* **Data excerpt**
● ● ● ●

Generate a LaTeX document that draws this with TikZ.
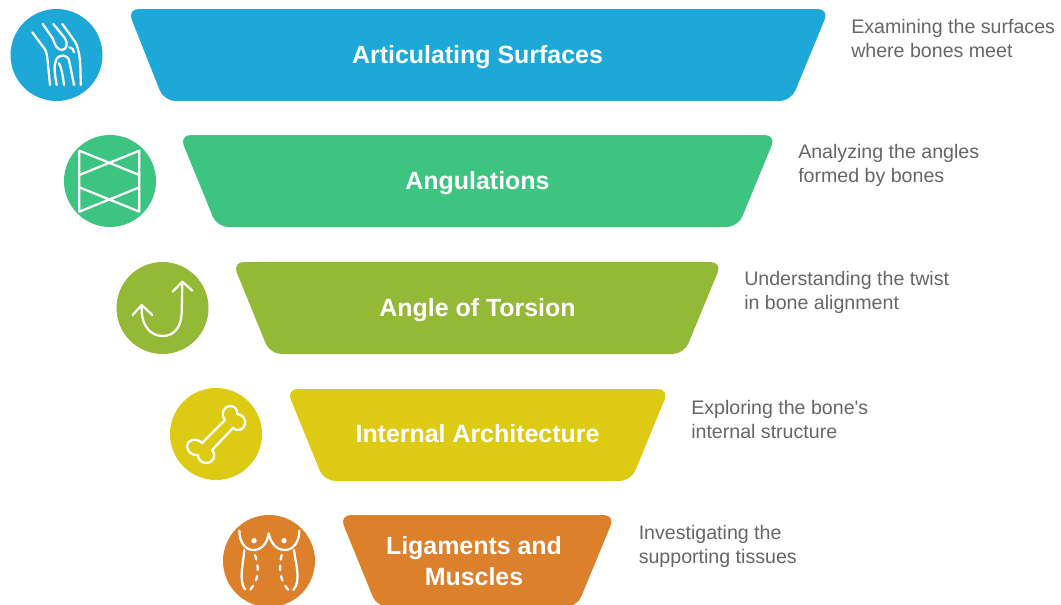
\documentclass[tikz,border=0pt]{standalone}
\usepackage{fontspec}
\setmainfont{Liberation Sans}
\newfontfamily\descfont{Liberation Sans}
\definecolor{cblue}{HTML}{1DA8D8}
\definecolor{cgreen}{HTML}{3CC480}
\definecolor{colive}{HTML}{93B936}
\definecolor{cyellow}{HTML}{DDCB13}
\definecolor{corange}{HTML}{DD802C}
\definecolor{cdesc}{HTML}{666666}
\tikzset{
  funnel/.style={rounded corners=8.5pt},
  title/.style={text=white,font=\fontsize{18.7}{23.5}\selectfont\bfseries,align=center,inner sep=0pt},
  desc/.style={text=cdesc,font=\descfont\fontsize{14.7}{18}\selectfont,align=left,anchor=west,inner sep=0pt},
  badge/.style={circle,minimum size=69pt,inner sep=0pt},
  ico/.style={draw=white,line width=1.7pt,line cap=round,line join=round},
  zoomed/.style={x=0.25pt,y=-0.25pt}
}
\begin{document}
\begin{tikzpicture}[x=0.75pt,y=-0.75pt]
\useasboundingbox (0,0) rectangle (1061,604);
\clip (0,0) rectangle (1061,604);
% funnels
\fill[cblue,funnel] (127.5,9) -- (829,9) -- (791,101) -- (164,101) -- cycle;
\fill[cgreen,funnel] (179.5,135) -- (776,135) -- (738,227) -- (217,227) -- cycle;
\fill[colive,funnel] (232.5,262) -- (722,262) -- (684,354) -- (270,354) -- cycle;
\fill[cyellow,funnel] (286.5,389) -- (669,389) -- (631,481) -- (324,481) -- cycle;
\fill[corange,funnel] (339.5,515) -- (615,515) -- (577,607) -- (377,607) -- cycle;
% titles
\node[title] (t1) at (477.5,57) {Articulating Surfaces};
\node[title] (t2) at (477.5,183) {Angulations};
\node[title] (t3) at (477.5,310) {Angle of Torsion};
\node[title] (t4) at (477.5,434) {Internal Architecture};
\node[title] (t5) at (474,561) {Ligaments and\\Muscles};
% descriptions
\node[desc] (d1) at (851,38.5) {Examining the surfaces\\where bones meet};
\node[desc] (d2) at (798,165.5) {Analyzing the angles\\formed by bones};
\node[desc] (d3) at (744,292.5) {Understanding the twist\\in bone alignment};
\node[desc] (d4) at (691,419) {Exploring the bone's\\internal structure};
\node[desc] (d5) at (638.5,546) {Investigating the\\supporting tissues};
% badges
\node[badge,fill=cblue] (b1) at (56.5,55) {};
\node[badge,fill=cgreen] (b2) at (110,181) {};
\node[badge,fill=colive] (b3) at (162.5,308) {};
\node[badge,fill=cyellow] (b4) at (216,434) {};
\node[badge,fill=corange] (b5) at (269,561) {};
% knee
\begin{scope}[zoomed]
\draw[ico] (97,97) -- (135,148) .. controls (142,160) and (142,175) .. (150,255);
\draw[ico] (128,72) -- (158,115) .. controls (165,135) and (170,148) .. (185,150) .. controls (200,150) and (205,130) .. (195,115) -- (160,72);
\draw[ico] (187,72) -- (225,125) .. controls (240,150) and (242,190) .. (242,255);
\draw[ico] (170,255) .. controls (165,225) and (160,200) .. (168,180) .. controls (178,160) and (205,162) .. (208,185) -- (222,255);
\draw[ico] (192,255) .. controls (188,225) and (185,205) .. (177,190);
\draw[ico] (208,142) .. controls (218,145) and (222,150) .. (222,157);
\end{scope}
% angulations
\begin{scope}[zoomed]
\draw[ico] (238,452) -- (238,635) (418,452) -- (418,635)
  (238,452) -- (418,525) (418,452) -- (238,525)
  (238,562) -- (418,635) (418,562) -- (238,635);
\end{scope}
% torsion
\begin{scope}[shift={(100,250)},zoomed]
\draw[ico] (247,95) -- (245,190) .. controls (243,232) and (222,258) .. (188,258) .. controls (150,258) and (122,225) .. (125,167);
\draw[ico] (218,125) -- (247,95) -- (277,122);
\draw[ico] (98,195) -- (125,165) -- (157,195);
\end{scope}
% bone
\begin{scope}[shift={(216,434)}]
\draw[ico] (9,-14) .. controls (4,-20) and (8,-28) .. (14,-28) .. controls (19,-28) and (22,-24) .. (21,-20)
  .. controls (26,-20) and (30,-15) .. (29,-10) .. controls (28,-4) and (21,-2) .. (17,-6)
  -- (-4,16) .. controls (1,22) and (-3,29) .. (-10,29) .. controls (-15,29) and (-18,25) .. (-18,21)
  .. controls (-23,22) and (-29,18) .. (-29,12) .. controls (-29,6) and (-20,3) .. (-14,9) -- cycle;
\end{scope}
% torso
\begin{scope}[shift={(210,500)},zoomed]
\draw[ico] (88,92) .. controls (88,125) and (105,150) .. (130,150) .. controls (155,150) and (172,130) .. (176,100)
  .. controls (182,130) and (200,150) .. (225,150) .. controls (250,150) and (268,125) .. (268,92);
\draw[ico] (103,150) .. controls (100,190) and (85,240) .. (105,268);
\draw[ico] (252,150) .. controls (256,190) and (275,240) .. (250,270);
\draw[ico,dash pattern=on 3.5pt off 4.5pt] (135,165) .. controls (150,210) and (145,240) .. (120,270);
\draw[ico,dash pattern=on 3.5pt off 4.5pt] (215,165) .. controls (205,210) and (210,240) .. (235,270);
\fill[white] (132,122) circle (8);
\fill[white] (222,122) circle (8);
\end{scope}
\end{tikzpicture}
\end{document}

● ● ● ●

* **Aim of the exercise**
Transcribe the material exactly, leaving every picture out.

* **Exercise response**
Generate a LaTeX document that draws this with TikZ.
\documentclass[tikz,border=0pt]{standalone}
\usepackage{fontspec}
\setmainfont{Liberation Sans}
\newfontfamily\descfont{Liberation Sans}
\definecolor{cblue}{HTML}{1DA8D8}
\definecolor{cgreen}{HTML}{3CC480}
\definecolor{colive}{HTML}{93B936}
\definecolor{cyellow}{HTML}{DDCB13}
\definecolor{corange}{HTML}{DD802C}
\definecolor{cdesc}{HTML}{666666}
\tikzset{
  funnel/.style={rounded corners=8.5pt},
  title/.style={text=white,font=\fontsize{18.7}{23.5}\selectfont\bfseries,align=center,inner sep=0pt},
  desc/.style={text=cdesc,font=\descfont\fontsize{14.7}{18}\selectfont,align=left,anchor=west,inner sep=0pt},
  badge/.style={circle,minimum size=69pt,inner sep=0pt},
  ico/.style={draw=white,line width=1.7pt,line cap=round,line join=round},
  zoomed/.style={x=0.25pt,y=-0.25pt}
}
\begin{document}
\begin{tikzpicture}[x=0.75pt,y=-0.75pt]
\useasboundingbox (0,0) rectangle (1061,604);
\clip (0,0) rectangle (1061,604);
% funnels
\fill[cblue,funnel] (127.5,9) -- (829,9) -- (791,101) -- (164,101) -- cycle;
\fill[cgreen,funnel] (179.5,135) -- (776,135) -- (738,227) -- (217,227) -- cycle;
\fill[colive,funnel] (232.5,262) -- (722,262) -- (684,354) -- (270,354) -- cycle;
\fill[cyellow,funnel] (286.5,389) -- (669,389) -- (631,481) -- (324,481) -- cycle;
\fill[corange,funnel] (339.5,515) -- (615,515) -- (577,607) -- (377,607) -- cycle;
% titles
\node[title] (t1) at (477.5,57) {Articulating Surfaces};
\node[title] (t2) at (477.5,183) {Angulations};
\node[title] (t3) at (477.5,310) {Angle of Torsion};
\node[title] (t4) at (477.5,434) {Internal Architecture};
\node[title] (t5) at (474,561) {Ligaments and\\Muscles};
% descriptions
\node[desc] (d1) at (851,38.5) {Examining the surfaces\\where bones meet};
\node[desc] (d2) at (798,165.5) {Analyzing the angles\\formed by bones};
\node[desc] (d3) at (744,292.5) {Understanding the twist\\in bone alignment};
\node[desc] (d4) at (691,419) {Exploring the bone's\\internal structure};
\node[desc] (d5) at (638.5,546) {Investigating the\\supporting tissues};
% badges
\node[badge,fill=cblue] (b1) at (56.5,55) {};
\node[badge,fill=cgreen] (b2) at (110,181) {};
\node[badge,fill=colive] (b3) at (162.5,308) {};
\node[badge,fill=cyellow] (b4) at (216,434) {};
\node[badge,fill=corange] (b5) at (269,561) {};
% knee
\begin{scope}[zoomed]
\draw[ico] (97,97) -- (135,148) .. controls (142,160) and (142,175) .. (150,255);
\draw[ico] (128,72) -- (158,115) .. controls (165,135) and (170,148) .. (185,150) .. controls (200,150) and (205,130) .. (195,115) -- (160,72);
\draw[ico] (187,72) -- (225,125) .. controls (240,150) and (242,190) .. (242,255);
\draw[ico] (170,255) .. controls (165,225) and (160,200) .. (168,180) .. controls (178,160) and (205,162) .. (208,185) -- (222,255);
\draw[ico] (192,255) .. controls (188,225) and (185,205) .. (177,190);
\draw[ico] (208,142) .. controls (218,145) and (222,150) .. (222,157);
\end{scope}
% angulations
\begin{scope}[zoomed]
\draw[ico] (238,452) -- (238,635) (418,452) -- (418,635)
  (238,452) -- (418,525) (418,452) -- (238,525)
  (238,562) -- (418,635) (418,562) -- (238,635);
\end{scope}
% torsion
\begin{scope}[shift={(100,250)},zoomed]
\draw[ico] (247,95) -- (245,190) .. controls (243,232) and (222,258) .. (188,258) .. controls (150,258) and (122,225) .. (125,167);
\draw[ico] (218,125) -- (247,95) -- (277,122);
\draw[ico] (98,195) -- (125,165) -- (157,195);
\end{scope}
% bone
\begin{scope}[shift={(216,434)}]
\draw[ico] (9,-14) .. controls (4,-20) and (8,-28) .. (14,-28) .. controls (19,-28) and (22,-24) .. (21,-20)
  .. controls (26,-20) and (30,-15) .. (29,-10) .. controls (28,-4) and (21,-2) .. (17,-6)
  -- (-4,16) .. controls (1,22) and (-3,29) .. (-10,29) .. controls (-15,29) and (-18,25) .. (-18,21)
  .. controls (-23,22) and (-29,18) .. (-29,12) .. controls (-29,6) and (-20,3) .. (-14,9) -- cycle;
\end{scope}
% torso
\begin{scope}[shift={(210,500)},zoomed]
\draw[ico] (88,92) .. controls (88,125) and (105,150) .. (130,150) .. controls (155,150) and (172,130) .. (176,100)
  .. controls (182,130) and (200,150) .. (225,150) .. controls (250,150) and (268,125) .. (268,92);
\draw[ico] (103,150) .. controls (100,190) and (85,240) .. (105,268);
\draw[ico] (252,150) .. controls (256,190) and (275,240) .. (250,270);
\draw[ico,dash pattern=on 3.5pt off 4.5pt] (135,165) .. controls (150,210) and (145,240) .. (120,270);
\draw[ico,dash pattern=on 3.5pt off 4.5pt] (215,165) .. controls (205,210) and (210,240) .. (235,270);
\fill[white] (132,122) circle (8);
\fill[white] (222,122) circle (8);
\end{scope}
\end{tikzpicture}
\end{document}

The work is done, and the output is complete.